Harris also remained unapologetic about her efforts to shut down Backpage.com, a classifieds website with an adult services section that included listings for sex work, in her interview with the Root. She did not acknowledge the site’s importance to sex workers, emphasizing instead that she believed it had to be stopped from taking ads that may have advertised minors.

As California’s attorney general, Harris sought to prosecute Backpage’s owners, alleging that operating a website where sex workers post advertisements was tantamount to pimping. In the Senate, Harris played a role in crafting legislation to target Backpage, on the basis that the website was allegedly involved in human trafficking. In April 2018, President Trump signed that bill, known as the combined Stop Enabling Child Traffickers Act/Allow States and Victims to Fight Online Sex Trafficking Act (SESTA/FOSTA), into law.

Sex workers opposed the campaign to shut down Backpage — not to defend Backpage but to defend their safety. They said the website provided a platform for them to have more control over the conditions of their work. Some anti-trafficking advocates also opposed the strategy of targeting so-called online brothels pushed by Harris and others. Both groups said closing such websites might make it that much harder to help people facing danger in the sex trade. As sex workers had predicted, the law led websites to refuse sex workers’ ads and other content, including discussions of workplace safety and political organizing. Under the policies Harris supported, sex workers were made more marginalized and more vulnerable.

Sex workers’ nationwide protests against SESTA/FOSTA in June 2018 prompted a new generation of political candidates, such as New York state Sen. Julia Salazar (D) and U.S. Rep. Alexandria Ocasio-Cortez (D-N.Y.), to offer support for decriminalization in their own platforms. And on Monday, a new coalition called Decrim NY announced a collaboration with Salazar, along with state Sen. Jessica Ramos (D) and other state lawmakers, to introduce legislation to fully decriminalize sex work in New York.

By the standard set by these lawmakers, Harris’s shift is — perhaps unsurprisingly, given her prosecutorial background and the still-marginal status of sex workers’ rights nationally — less definitive and quite possibly damaging for sex workers.
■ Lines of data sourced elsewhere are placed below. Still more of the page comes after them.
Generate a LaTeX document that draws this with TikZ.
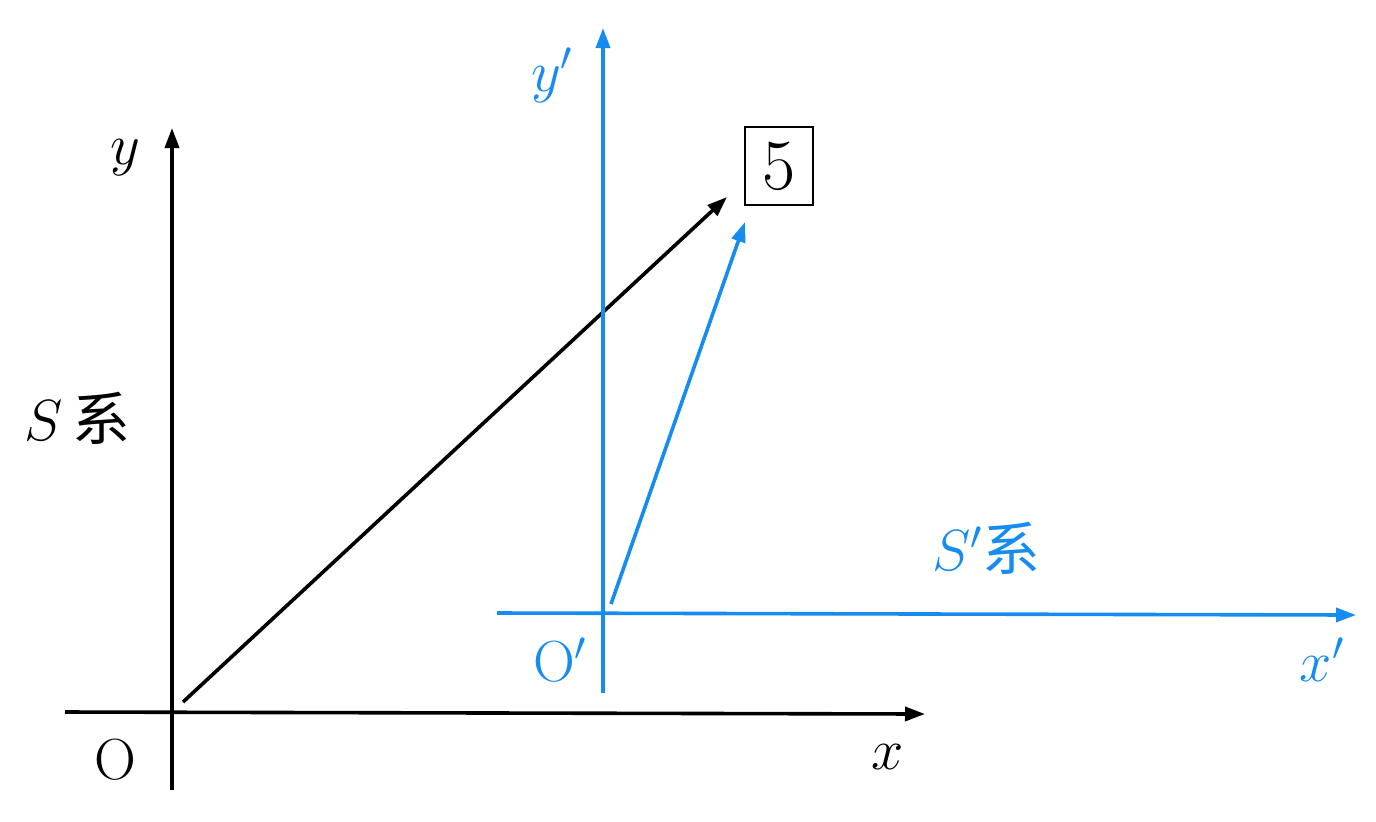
\documentclass[tikz,border=0pt]{standalone}
\usepackage{fix-cm}
\usepackage{fontspec}
\newfontfamily\cjk{Noto Sans CJK SC}
\usetikzlibrary{arrows.meta}
\definecolor{skyb}{RGB}{22,140,240}
\tikzset{
  axis/.style={line width=1.8pt,-{Triangle[length=10pt,width=7pt]}},
  vec/.style={line width=1.8pt,-{Triangle[length=10pt,width=7pt]}},
  lab/.style={inner sep=0pt,font=\fontsize{29}{34}\selectfont},
}
\begin{document}
\begin{tikzpicture}[x=0.5pt,y=-0.5pt]
\useasboundingbox (0,0) rectangle (1376,821);
% black frame
\coordinate (xa0) at (65,712);
\coordinate (xa1) at (925,714);
\coordinate (ya0) at (172,790);
\coordinate (ya1) at (172,128);
\draw[axis] (xa0) -- (xa1);
\draw[axis] (ya0) -- (ya1);
\node[lab] (ylab) at (125,158) {$y$};
\node[lab] (olab) at (115,760) {O};
\node[lab] (xlab) at (888,757) {$x$};
\node[lab,anchor=west] (slab) at (24,418) {$S$\,{\cjk 系}};
\coordinate (v0) at (183,702);
\coordinate (v1) at (727,197);
\draw[vec] (v0) -- (v1);
\node[draw,line width=1.2pt,minimum width=34pt,minimum height=39pt,inner sep=0pt,font=\fontsize{36}{40}\selectfont] (five) at (779,166) {5};
% blue frame
\begin{scope}[skyb]
\coordinate (xb0) at (497,613);
\coordinate (xb1) at (1356,615);
\coordinate (yb0) at (603,693);
\coordinate (yb1) at (603,28);
\draw[axis] (xb0) -- (xb1);
\draw[axis] (yb0) -- (yb1);
\node[lab] (yplab) at (552,75) {$y'$};
\node[lab] (xplab) at (1322,660) {$x'$};
\node[lab] (oplab) at (560,660) {O$'$};
\node[lab,anchor=west] (splab) at (932,548) {$S'${\cjk 系}};
\coordinate (w0) at (611,604);
\coordinate (w1) at (745,222);
\draw[vec] (w0) -- (w1);
\end{scope}
\end{tikzpicture}
\end{document}
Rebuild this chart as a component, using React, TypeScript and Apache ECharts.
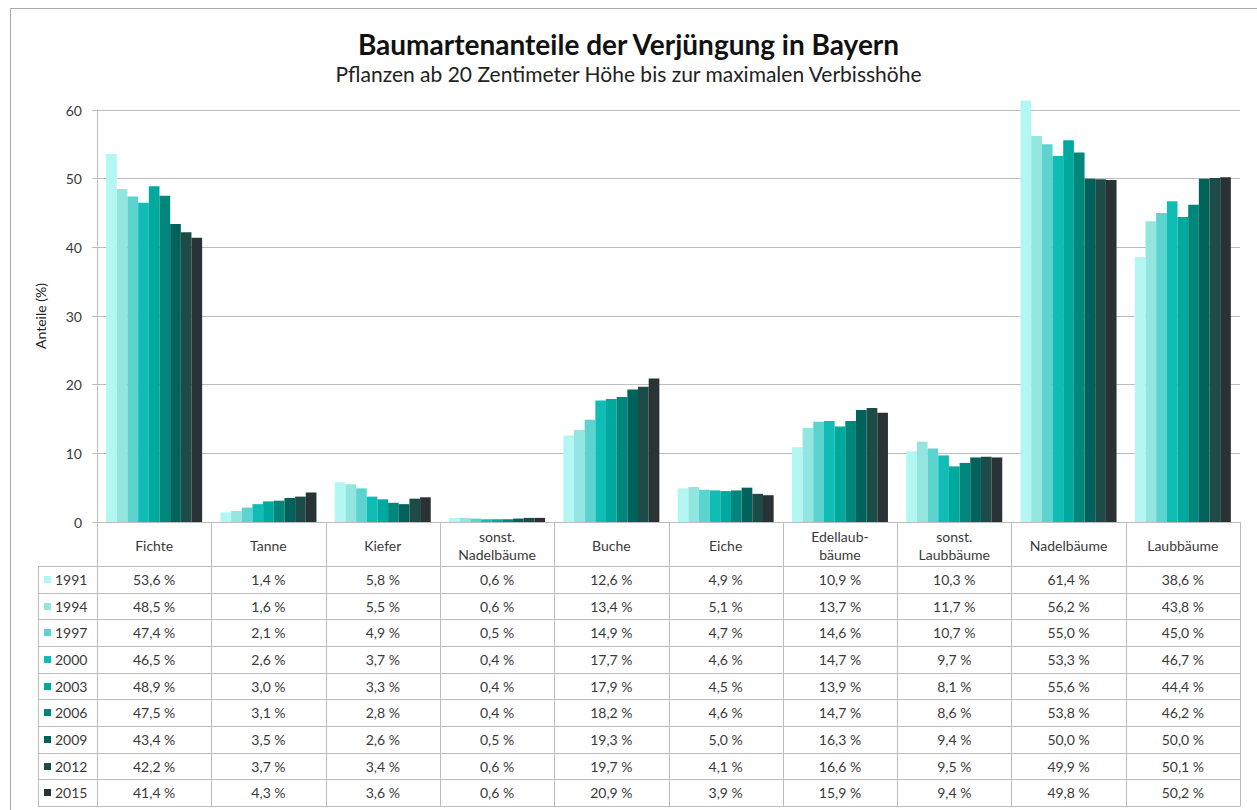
import React, { useEffect, useRef } from "react";
import * as echarts from "echarts";

const categories = [
  "Fichte",
  "Tanne",
  "Kiefer",
  "sonst.\nNadelbäume",
  "Buche",
  "Eiche",
  "Edellaub-\nbäume",
  "sonst.\nLaubbäume",
  "Nadelbäume",
  "Laubbäume",
];

const years = ["1991", "1994", "1997", "2000", "2003", "2006", "2009", "2012", "2015"];

const values1991 = [53.6, 1.4, 5.8, 0.6, 12.6, 4.9, 10.9, 10.3, 61.4, 38.6];
const values1994 = [48.5, 1.6, 5.5, 0.6, 13.4, 5.1, 13.7, 11.7, 56.2, 43.8];
const values1997 = [47.4, 2.1, 4.9, 0.5, 14.9, 4.7, 14.6, 10.7, 55.0, 45.0];
const values2000 = [46.5, 2.6, 3.7, 0.4, 17.7, 4.6, 14.7, 9.7, 53.3, 46.7];
const values2003 = [48.9, 3.0, 3.3, 0.4, 17.9, 4.5, 13.9, 8.1, 55.6, 44.4];
const values2006 = [47.5, 3.1, 2.8, 0.4, 18.2, 4.6, 14.7, 8.6, 53.8, 46.2];
const values2009 = [43.4, 3.5, 2.6, 0.5, 19.3, 5.0, 16.3, 9.4, 50.0, 50.0];
const values2012 = [42.2, 3.7, 3.4, 0.6, 19.7, 4.1, 16.6, 9.5, 49.9, 50.1];
const values2015 = [41.4, 4.3, 3.6, 0.6, 20.9, 3.9, 15.9, 9.4, 49.8, 50.2];

const seriesValues = [
  values1991,
  values1994,
  values1997,
  values2000,
  values2003,
  values2006,
  values2009,
  values2012,
  values2015,
];

const yTicks = [0, 10, 20, 30, 40, 50, 60];

const colors = [
  "#b3f7f2",
  "#93e6e0",
  "#5cd3cf",
  "#0fbdb4",
  "#00a99e",
  "#00867b",
  "#00625a",
  "#1d4b47",
  "#2b3236",
];

const W = 1257;
const H = 810;
const GRID_LEFT = 97;
const GRID_RIGHT_X = 1240;
const GRID_TOP = 110;
const AXIS_Y = 522;
const HEADER_BOTTOM = 566;
const TABLE_BOTTOM = 806;
const LEGEND_LEFT = 38;
const FONT = "Lato, 'Noto Sans', sans-serif";
const LINE_COLOR = "#bdbdbd";
const TEXT_COLOR = "#3a3a3a";

const fmt = (v: number) => v.toFixed(1).replace(".", ",") + " %";

export default function App() {
  const ref = useRef<HTMLDivElement>(null);

  useEffect(() => {
    document.body.style.margin = "0";
    if (!ref.current) return;
    const chart = echarts.init(ref.current, undefined, { renderer: "svg" });

    const option: any = {
      animation: false,
      backgroundColor: "#ffffff",
      textStyle: { fontFamily: FONT },
      title: {
        text: "Baumartenanteile der Verjüngung in Bayern",
        subtext: "Pflanzen ab 20 Zentimeter Höhe bis zur maximalen Verbisshöhe",
        left: "center",
        top: 25,
        itemGap: 5,
        textStyle: { fontFamily: FONT, fontSize: 28, fontWeight: "bold", color: "#111" },
        subtextStyle: { fontFamily: FONT, fontSize: 21, color: "#222" },
      },
      grid: {
        left: GRID_LEFT,
        right: W - GRID_RIGHT_X,
        top: GRID_TOP,
        bottom: H - AXIS_Y,
        containLabel: false,
      },
      xAxis: {
        type: "category",
        data: categories,
        axisLine: { show: true, lineStyle: { color: LINE_COLOR } },
        axisTick: { show: false },
        axisLabel: {
          interval: 0,
          margin: 23,
          verticalAlign: "middle",
          fontFamily: FONT,
          fontSize: 14,
          color: TEXT_COLOR,
          lineHeight: 18,
        },
      },
      yAxis: {
        type: "value",
        min: 0,
        max: 60,
        interval: 10,
        name: "Anteile (%)",
        nameLocation: "middle",
        nameGap: 50,
        nameTextStyle: { fontFamily: FONT, fontSize: 14, color: "#222" },
        axisLine: { show: true, lineStyle: { color: LINE_COLOR } },
        axisTick: { show: true, length: 5, lineStyle: { color: LINE_COLOR } },
        axisLabel: {
          margin: 15,
          fontFamily: FONT,
          fontSize: 14,
          color: TEXT_COLOR,
          formatter: (v: number) => (yTicks.includes(v) ? String(v) : ""),
        },
        splitLine: { show: true, lineStyle: { color: LINE_COLOR } },
      },
      series: years.map((y, i) => ({
        name: y,
        type: "bar",
        data: seriesValues[i],
        barGap: "0%",
        barCategoryGap: "16%",
        clip: false,
        itemStyle: { color: colors[i] },
      })),
    };

    chart.setOption(option);

    const graphics: any[] = [];
    const colWidth = (GRID_RIGHT_X - GRID_LEFT) / categories.length;
    const rowH = (TABLE_BOTTOM - HEADER_BOTTOM) / years.length;

    graphics.push({
      type: "rect",
      shape: { x: 10.5, y: 8.5, width: W + 20, height: H + 20 },
      style: { fill: "none", stroke: "#a8a8a8", lineWidth: 1 },
      silent: true,
    });

    for (let c = 0; c <= categories.length; c++) {
      const x = Math.round(GRID_LEFT + c * colWidth) + 0.5;
      graphics.push({
        type: "line",
        shape: { x1: x, y1: AXIS_Y, x2: x, y2: TABLE_BOTTOM },
        style: { stroke: LINE_COLOR, lineWidth: 1 },
        silent: true,
      });
    }
    graphics.push({
      type: "line",
      shape: { x1: LEGEND_LEFT + 0.5, y1: HEADER_BOTTOM, x2: LEGEND_LEFT + 0.5, y2: TABLE_BOTTOM },
      style: { stroke: LINE_COLOR, lineWidth: 1 },
      silent: true,
    });
    for (let r = 0; r <= years.length; r++) {
      const y = Math.round(HEADER_BOTTOM + r * rowH) + 0.5;
      graphics.push({
        type: "line",
        shape: { x1: LEGEND_LEFT, y1: y, x2: GRID_RIGHT_X + 0.5, y2: y },
        style: { stroke: LINE_COLOR, lineWidth: 1 },
        silent: true,
      });
    }

    years.forEach((yr, r) => {
      const cy = HEADER_BOTTOM + (r + 0.5) * rowH;
      graphics.push({
        type: "rect",
        shape: { x: 44, y: Math.round(cy - 3.5), width: 7, height: 7 },
        style: { fill: colors[r] },
        silent: true,
      });
      graphics.push({
        type: "text",
        x: 55,
        y: cy,
        style: {
          text: yr,
          fontFamily: FONT,
          fontSize: 14,
          fill: TEXT_COLOR,
          align: "left",
          verticalAlign: "middle",
        },
        silent: true,
      });
      categories.forEach((_, c) => {
        const px = chart.convertToPixel({ xAxisIndex: 0 }, c) as number;
        graphics.push({
          type: "text",
          x: px,
          y: cy,
          style: {
            text: fmt(seriesValues[r][c]),
            fontFamily: FONT,
            fontSize: 14,
            fill: TEXT_COLOR,
            align: "center",
            verticalAlign: "middle",
          },
          silent: true,
        });
      });
    });

    chart.setOption({ graphic: graphics });

    return () => {
      chart.dispose();
    };
  }, []);

  return <div ref={ref} style={{ width: W, height: H }} />;
}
It would be genuinely important if Harris was definitively throwing her support behind the full decriminalization of sex work. That means removing criminal penalties against people engaged in trading sex and their customers. But despite Harris’s discussion of decriminalizing the sale of sex between consenting adults in her interview with the Root, it’s not clear that she is truly committed to such a position.

That’s because Harris appears to still support criminalizing purchasing sex. In the same interview, Harris defended her position as a progressive one by saying that as San Francisco district attorney, “I was advocating then that we have to stop arresting these prostitutes, and instead go after the johns and the pimps.” Targeting customers is not a novel approach. It’s sometimes called the Nordic model or End Demand. Rights groups such as Amnesty International report it still harms sex workers. Despite supporters’ claims that such policies decriminalize sex workers, they don’t permit any legal way to engage in sex work. As such, sex workers remain penalized and surveilled by police.

By contrast, full decriminalization removes police entirely from the business of regulating sex work, returning more power and control to workers themselves. It also means that those who take advantage of sex workers’ criminalized status to prey on them — whether they are violent customers, intimate partners or law enforcement — could no longer do so with the impunity.

While Harris now says she opposed arresting sex workers as district attorney, back then she campaigned against a ballot measure to end those arrests. Harris needs to be confronted with these inconsistencies. She also needs to clearly explain what policies she does support and would act on as president.

Harris’s stance on decriminalization falls short of sex workers’ demands. It remains far less clear and committed than that of the New York legislators. But for a keen politician such as Harris to even float the idea of supporting decriminalization at all represents a major win for sex workers. Her professed support may even owe to the visibility and political power that sex workers have achieved, all in the wake of Harris’s attempts to shut down the places they used for work.